* THE REQUEST *
Quote the whole listing word for word. Do not include the pictures.

start DATA SHOWN

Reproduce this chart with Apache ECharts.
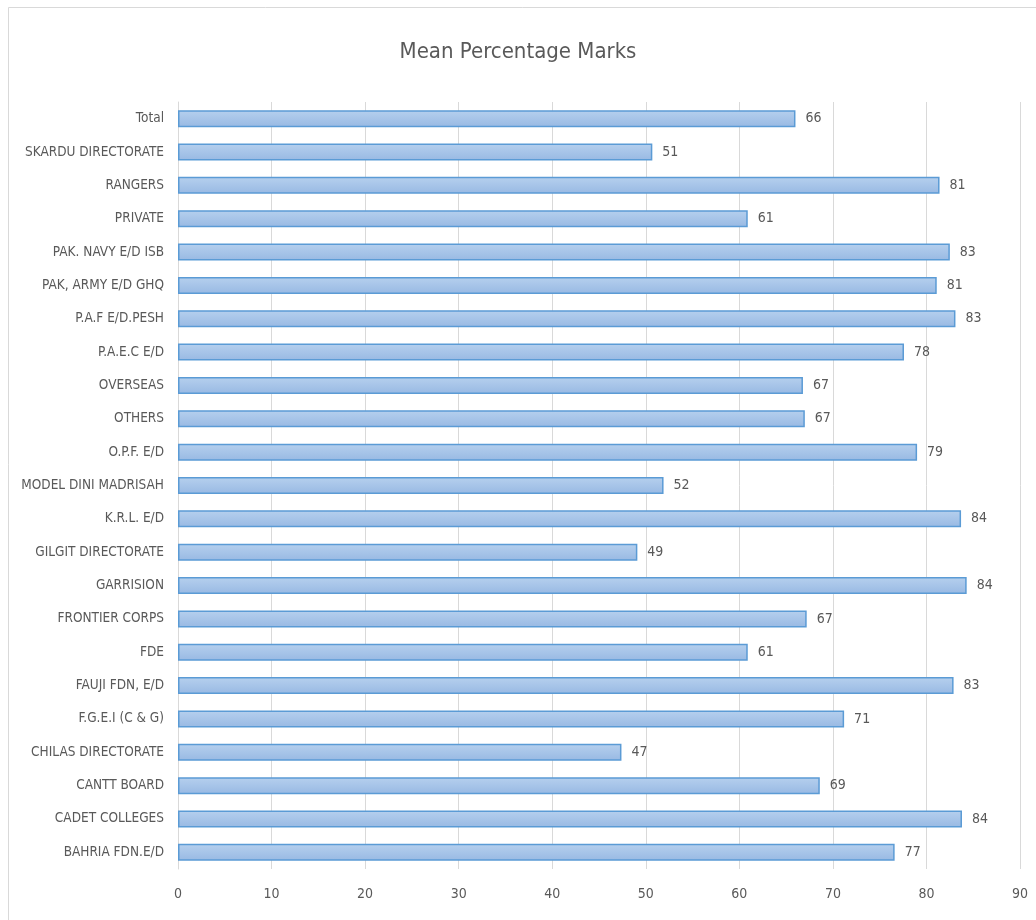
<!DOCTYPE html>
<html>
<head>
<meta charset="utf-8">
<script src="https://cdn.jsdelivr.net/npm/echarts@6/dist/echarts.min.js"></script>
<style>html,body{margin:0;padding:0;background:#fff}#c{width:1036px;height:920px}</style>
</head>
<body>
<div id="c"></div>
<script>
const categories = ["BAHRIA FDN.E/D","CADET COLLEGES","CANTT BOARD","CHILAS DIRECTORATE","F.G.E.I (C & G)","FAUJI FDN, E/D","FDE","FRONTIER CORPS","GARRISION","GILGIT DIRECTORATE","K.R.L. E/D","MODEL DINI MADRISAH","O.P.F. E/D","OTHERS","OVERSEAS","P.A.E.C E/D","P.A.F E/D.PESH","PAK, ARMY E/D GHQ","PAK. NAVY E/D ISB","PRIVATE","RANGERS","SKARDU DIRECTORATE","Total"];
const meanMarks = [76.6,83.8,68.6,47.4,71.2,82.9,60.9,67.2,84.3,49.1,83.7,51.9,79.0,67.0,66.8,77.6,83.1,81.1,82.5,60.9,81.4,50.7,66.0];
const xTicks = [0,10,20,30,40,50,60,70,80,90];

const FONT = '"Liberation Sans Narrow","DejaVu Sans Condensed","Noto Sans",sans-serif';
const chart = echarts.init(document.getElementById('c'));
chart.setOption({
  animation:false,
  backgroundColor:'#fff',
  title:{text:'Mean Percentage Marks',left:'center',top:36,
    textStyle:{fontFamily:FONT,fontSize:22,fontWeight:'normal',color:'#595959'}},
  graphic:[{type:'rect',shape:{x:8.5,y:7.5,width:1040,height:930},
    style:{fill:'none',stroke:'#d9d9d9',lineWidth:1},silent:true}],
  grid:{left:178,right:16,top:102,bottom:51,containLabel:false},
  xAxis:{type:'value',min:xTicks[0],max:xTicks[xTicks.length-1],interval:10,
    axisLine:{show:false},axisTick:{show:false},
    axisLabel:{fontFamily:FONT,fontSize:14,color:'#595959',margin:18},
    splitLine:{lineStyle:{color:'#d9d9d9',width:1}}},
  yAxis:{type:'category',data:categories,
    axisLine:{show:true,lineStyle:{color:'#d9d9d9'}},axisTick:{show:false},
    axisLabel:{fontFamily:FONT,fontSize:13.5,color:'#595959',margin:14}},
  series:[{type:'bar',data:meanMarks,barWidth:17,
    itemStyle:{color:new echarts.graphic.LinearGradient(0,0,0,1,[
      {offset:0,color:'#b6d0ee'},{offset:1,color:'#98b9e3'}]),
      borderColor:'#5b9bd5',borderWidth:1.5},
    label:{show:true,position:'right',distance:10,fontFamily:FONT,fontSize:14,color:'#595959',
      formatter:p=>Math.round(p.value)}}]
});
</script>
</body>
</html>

end DATA SHOWN

* ANSWER FOR THE TASK *
Reproduce this chart with Apache ECharts.
<!DOCTYPE html>
<html>
<head>
<meta charset="utf-8">
<script src="https://cdn.jsdelivr.net/npm/echarts@6/dist/echarts.min.js"></script>
<style>html,body{margin:0;padding:0;background:#fff}#c{width:1036px;height:920px}</style>
</head>
<body>
<div id="c"></div>
<script>
const categories = ["BAHRIA FDN.E/D","CADET COLLEGES","CANTT BOARD","CHILAS DIRECTORATE","F.G.E.I (C & G)","FAUJI FDN, E/D","FDE","FRONTIER CORPS","GARRISION","GILGIT DIRECTORATE","K.R.L. E/D","MODEL DINI MADRISAH","O.P.F. E/D","OTHERS","OVERSEAS","P.A.E.C E/D","P.A.F E/D.PESH","PAK, ARMY E/D GHQ","PAK. NAVY E/D ISB","PRIVATE","RANGERS","SKARDU DIRECTORATE","Total"];
const meanMarks = [76.6,83.8,68.6,47.4,71.2,82.9,60.9,67.2,84.3,49.1,83.7,51.9,79.0,67.0,66.8,77.6,83.1,81.1,82.5,60.9,81.4,50.7,66.0];
const xTicks = [0,10,20,30,40,50,60,70,80,90];

const FONT = '"Liberation Sans Narrow","DejaVu Sans Condensed","Noto Sans",sans-serif';
const chart = echarts.init(document.getElementById('c'));
chart.setOption({
  animation:false,
  backgroundColor:'#fff',
  title:{text:'Mean Percentage Marks',left:'center',top:36,
    textStyle:{fontFamily:FONT,fontSize:22,fontWeight:'normal',color:'#595959'}},
  graphic:[{type:'rect',shape:{x:8.5,y:7.5,width:1040,height:930},
    style:{fill:'none',stroke:'#d9d9d9',lineWidth:1},silent:true}],
  grid:{left:178,right:16,top:102,bottom:51,containLabel:false},
  xAxis:{type:'value',min:xTicks[0],max:xTicks[xTicks.length-1],interval:10,
    axisLine:{show:false},axisTick:{show:false},
    axisLabel:{fontFamily:FONT,fontSize:14,color:'#595959',margin:18},
    splitLine:{lineStyle:{color:'#d9d9d9',width:1}}},
  yAxis:{type:'category',data:categories,
    axisLine:{show:true,lineStyle:{color:'#d9d9d9'}},axisTick:{show:false},
    axisLabel:{fontFamily:FONT,fontSize:13.5,color:'#595959',margin:14}},
  series:[{type:'bar',data:meanMarks,barWidth:17,
    itemStyle:{color:new echarts.graphic.LinearGradient(0,0,0,1,[
      {offset:0,color:'#b6d0ee'},{offset:1,color:'#98b9e3'}]),
      borderColor:'#5b9bd5',borderWidth:1.5},
    label:{show:true,position:'right',distance:10,fontFamily:FONT,fontSize:14,color:'#595959',
      formatter:p=>Math.round(p.value)}}]
});
</script>
</body>
</html>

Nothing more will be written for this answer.